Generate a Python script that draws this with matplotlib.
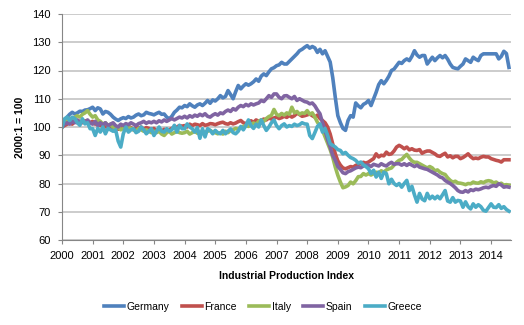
import numpy as np
import matplotlib
matplotlib.use("Agg")
import matplotlib.pyplot as plt

plt.rcParams['font.family'] = ['Liberation Sans', 'DejaVu Sans']

countries = ["Germany", "France", "Italy", "Spain", "Greece"]
colors = ["#4F81BD", "#C0504D", "#9BBB59", "#8064A2", "#4BACC6"]
start_year = 2000
x_ticks = list(range(2000, 2015))
y_ticks = [60, 70, 80, 90, 100, 110, 120, 130, 140]

germany = [
    100, 102, 103.5, 104.5, 105.2, 104.6, 105, 105.6, 105.5, 106, 106.1, 106.5,
    107, 105.8, 106.8, 106.4, 104.6, 105.5, 105.2, 104.5, 103.5, 102.8, 102.3, 102.9,
    103.3, 103, 103.7, 103.2, 103.5, 104.2, 104.6, 104, 104.3, 105.2, 104.8, 104.6,
    104.3, 104.8, 105.2, 104.5, 104.6, 103.5, 102.9, 103.8, 105.2, 106, 107, 106.8,
    107.6, 107.2, 108.2, 107.5, 107, 107.8, 108.2, 107.6, 108.4, 109.4, 108.4, 109.6,
    109.2, 110, 111.1, 110.3, 110.8, 112.9, 111.5, 110, 112.5, 114.7, 113.5, 114.5,
    115.3, 114.8, 115.3, 116, 117, 116.2, 118, 118.8, 118.2, 119.5, 120.6, 121,
    121.7, 122, 122.9, 122.3, 122.3, 123.2, 124.1, 125, 125.9, 127, 127.5, 128.2,
    128.8, 127.9, 128.5, 128, 126.4, 127.5, 125.9, 127, 125, 123, 117.5, 110.5,
    104, 101.5, 99.5, 98.8, 102.3, 104, 103.5, 108.5, 107.5, 106.8, 108, 108.5,
    109.4, 107.6, 110, 112.3, 115, 116.4, 115.3, 116.5, 118, 120, 120.5, 121.7,
    122.9, 122.5, 123.5, 124.1, 123.5, 125, 127, 125.5, 124.7, 125.3, 125.3, 122.3,
    123.5, 124.7, 123.5, 124.5, 125.3, 124.5, 125.3, 124, 122.3, 121.1, 120.8, 120.6,
    121.5, 122.3, 124.1, 123.5, 122.9, 124.7, 124, 123.5, 125.3, 125.9, 125.9, 125.9,
    125.9, 125.9, 125.9, 124.1, 125, 126.8, 126, 121.1,
]

france = [
    100, 100.5, 101, 101.5, 101, 102, 101.5, 102, 101.5, 102.2, 101.8, 101.5,
    102, 101, 101.5, 100.5, 101, 100, 100.5, 100.2, 99.5, 100, 99.2, 99.5,
    100, 99.5, 100.2, 99.8, 99, 100, 99.5, 100, 99.2, 99.8, 99.5, 99,
    99.5, 98.5, 99, 98.5, 99.2, 98.5, 99, 99.5, 99.8, 100, 100.5, 100.3,
    100.5, 100, 101, 100.5, 101, 100.8, 100.5, 101.2, 100.6, 100.8, 101.2, 101.1,
    100.8, 101.2, 101.5, 101.7, 101.2, 101, 101.5, 101.1, 101.4, 101.9, 102.3, 101.5,
    101.2, 101.8, 102.2, 101.6, 102.5, 102, 102.4, 102.8, 102.5, 103.2, 102.8, 103.2,
    103.5, 103, 103.3, 103.8, 103.4, 104.1, 103.5, 104, 104.9, 104.4, 103.8, 104,
    104.3, 104.6, 104, 103.5, 104.2, 103, 102.3, 101.5, 100, 97.5, 94, 90.5,
    88, 86.5, 85.5, 85.2, 85.6, 86, 85.8, 86.4, 86.8, 87, 87.5, 87.2,
    87.6, 88.2, 88.8, 90.5, 89.4, 90, 89.8, 91.1, 90.3, 90.5, 91.5, 92.9,
    93.5, 93, 92.3, 92.9, 91.9, 92.3, 91.8, 91.7, 92, 90.7, 91.2, 91.5,
    91.5, 91, 90.5, 89.8, 89.6, 90.2, 90.7, 89.4, 89.8, 89.1, 89.6, 89.6,
    88.8, 89.2, 89.8, 90.5, 89.5, 88.8, 89, 88.8, 89.3, 89.6, 89.4, 89.4,
    88.8, 88.5, 88.2, 88, 87.6, 88.4, 88.4, 88.4,
]

italy = [
    100, 101.5, 102.5, 103, 102, 103.5, 104, 103.5, 104.5, 105, 105.8, 104.5,
    103.5, 104, 102.5, 102, 101, 101.5, 100.5, 101, 100, 99.5, 100, 99,
    99.5, 99, 100, 99.5, 99, 98.5, 99.5, 99, 98.5, 99, 98.5, 98,
    98.5, 98, 98.5, 97.5, 97, 98, 98.5, 97.5, 98, 98.5, 98, 97.8,
    98, 98.5, 97.5, 98, 98.5, 97.8, 98.2, 98, 98.2, 98.5, 98.8, 98.2,
    98, 97.6, 98, 97.5, 98.5, 98, 98.8, 99, 99.5, 99.2, 99.8, 100.2,
    100.5, 100.2, 101, 101.4, 101, 102, 102.5, 102, 103, 103.7, 104.1, 106.2,
    104.5, 104, 104.8, 104.2, 105, 104.5, 107, 105, 105.5, 104.5, 105, 104.8,
    105.8, 104.5, 105, 103.5, 101.7, 100.5, 98.8, 96.5, 94.1, 92, 89.3, 85.8,
    82.9, 80.5, 78.5, 78.8, 79.3, 80.5, 79.9, 81, 82.4, 82.5, 83.5, 83,
    83.5, 83, 83.5, 84, 83.8, 84.5, 84, 84.8, 85.2, 85.5, 86.5, 87.5,
    88.2, 88.5, 89.5, 90.3, 89, 88, 87.5, 87.5, 87, 86.5, 86, 85.5,
    86, 85.5, 84.5, 84.8, 84, 83.5, 83.2, 82, 81.1, 80.5, 80.8, 80.2,
    80.1, 79.9, 79.6, 80, 79.9, 80.5, 80.2, 80.1, 80.6, 80.3, 80.8, 81,
    80.8, 80.2, 80.5, 79.8, 80.1, 79.4, 79.6, 79.4,
]

spain = [
    100, 101, 101.5, 101, 102, 101.5, 102.5, 101.8, 102, 101.5, 102.5, 101.5,
    101, 102, 100.5, 101.5, 100.8, 101.5, 100.5, 101, 101.5, 100.5, 100, 101,
    100.5, 101.2, 100.8, 101.5, 101, 100.5, 101.2, 101.5, 102, 101.3, 101.8, 101.5,
    102, 101.5, 102.2, 101.8, 102.5, 102, 102.5, 103, 102.5, 103, 103.5, 103.2,
    103.8, 103.2, 104, 103.5, 104.2, 103.8, 104.5, 104, 104.7, 103.8, 103.5, 104.2,
    104.7, 104.2, 105, 104.7, 105.5, 106, 105.5, 106.5, 106, 107, 107.6, 107.2,
    108, 107.5, 108.2, 107.8, 108.2, 108.5, 109.4, 109, 110, 111.1, 110.5, 111.7,
    111.7, 110.5, 110, 111, 111.1, 110.5, 110, 110.8, 109.4, 110, 109.5, 109,
    108.8, 108.2, 108.5, 107.5, 106, 104.7, 101.5, 98.8, 95.5, 92.9, 90, 88.2,
    86, 85, 83.8, 83.5, 84.2, 84.5, 85, 85.5, 85.8, 85.6, 86.2, 86.5,
    86.5, 86, 86.8, 86.5, 86.2, 87, 86.5, 86.2, 87, 87.5, 86.8, 87,
    87, 86.5, 87, 86.4, 87, 86.5, 86, 86.5, 85.8, 85.5, 85.2, 85,
    84.5, 84, 83.5, 83, 82.3, 82, 81.1, 80.5, 80, 79.3, 78.5, 77.5,
    77, 76.9, 77.5, 77, 77.8, 77.5, 78, 77.8, 78.1, 78.5, 78.7, 78.5,
    79, 79.3, 79, 79.9, 79.5, 78.7, 78.9, 78.7,
]

greece = [
    100, 102.9, 103.5, 102.3, 103.5, 103, 101.5, 100.6, 102.9, 101.1, 101.5, 99.4,
    99.4, 97, 99.5, 98.2, 100, 97.6, 99.5, 99, 98.5, 99, 95, 92.9,
    97.6, 100, 98.2, 99, 99.4, 98, 98.5, 100, 99, 97.6, 98.5, 99.4,
    97, 98.5, 100, 98.5, 98.2, 99.4, 98.5, 99, 100.6, 98.2, 100.6, 99.4,
    99.4, 101.1, 100, 99.4, 98.2, 99.8, 96, 99.4, 96.5, 99.4, 98.8, 97.6,
    98.8, 98, 97.6, 98.8, 97.6, 98.5, 99.3, 98, 97.6, 98.5, 100.2, 99,
    100.5, 102.5, 100.5, 99.5, 101, 100, 102.5, 100.5, 98.8, 100, 101.5, 102.5,
    100.5, 99.4, 100.5, 101.1, 100, 100.5, 100.2, 101, 100.5, 100.8, 101.5, 101.1,
    101, 97, 95.9, 98, 100.2, 101.1, 98.2, 99.5, 97, 94.1, 93.5, 92.9,
    92, 91.7, 90.5, 91, 90, 89.2, 88.8, 88.2, 87.2, 87.6, 86.6, 86,
    85.2, 83.5, 84.7, 82.3, 84, 81.8, 84, 83.5, 79.9, 81.5, 80, 79.3,
    80, 78.7, 80, 81.1, 77.5, 79, 76, 73.4, 76.5, 74.5, 73.9, 76.5,
    74.6, 75.5, 74.6, 75.5, 74.6, 76, 77.5, 73.8, 73.4, 75, 73.4, 74,
    73.8, 71.6, 73.5, 71.8, 71, 72.8, 71.6, 72.5, 71.8, 70.5, 70.2, 71.5,
    72.8, 71.6, 71.5, 72.5, 71.2, 71.8, 70.8, 70.2,
]

series = [germany, france, italy, spain, greece]

fig = plt.figure(figsize=(5.24, 3.25), dpi=100)
ax = fig.add_axes([62 / 524, 1 - 240 / 325, (511 - 62) / 524, (240 - 14) / 325])

for name, vals, col in zip(countries, series, colors):
    t = start_year + np.arange(len(vals)) / 12.0
    ax.plot(t, vals, color=col, lw=2.6, label=name, solid_joinstyle='round')

ax.set_xlim(2000, 2014.65)
ax.set_ylim(60, 140)
ax.set_xticks(x_ticks)
ax.set_xticklabels([str(v) for v in x_ticks])
ax.set_yticks(y_ticks)
ax.grid(axis='y', color='#BFBFBF', lw=1.1)
ax.set_axisbelow(True)
for s in ['top', 'right']:
    ax.spines[s].set_visible(False)
for s in ['left', 'bottom']:
    ax.spines[s].set_color('#868686')
    ax.spines[s].set_linewidth(0.8)
ax.tick_params(axis='both', colors='#868686', labelcolor='black', labelsize=8,
               length=3, width=0.8, direction='out')
ax.tick_params(axis='x', pad=5)
ax.tick_params(axis='y', pad=5)
ax.set_ylabel("2000:1 = 100", fontsize=7.5, fontweight='bold', labelpad=5)
ax.set_xlabel("Industrial Production Index", fontsize=7.5, fontweight='bold', labelpad=7)

fig.legend(loc='center', bbox_to_anchor=(263 / 524, 1 - 307 / 325), ncol=5,
           frameon=False, fontsize=7.5, handlelength=1.9, handletextpad=0.25,
           columnspacing=1.2)

fig.savefig("out.png", dpi=100)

------------------------------------

▸ **Directive**
Pictures excluded, repeat exactly the lines from the top of the material through the line with "y_ticks = [60, 70, 80, 90, 100, 110, 120, 130, 140]", including both of those lines.

▸ **Answer in full**
Generate a Python script that draws this with matplotlib.
import numpy as np
import matplotlib
matplotlib.use("Agg")
import matplotlib.pyplot as plt

plt.rcParams['font.family'] = ['Liberation Sans', 'DejaVu Sans']

countries = ["Germany", "France", "Italy", "Spain", "Greece"]
colors = ["#4F81BD", "#C0504D", "#9BBB59", "#8064A2", "#4BACC6"]
start_year = 2000
x_ticks = list(range(2000, 2015))
y_ticks = [60, 70, 80, 90, 100, 110, 120, 130, 140]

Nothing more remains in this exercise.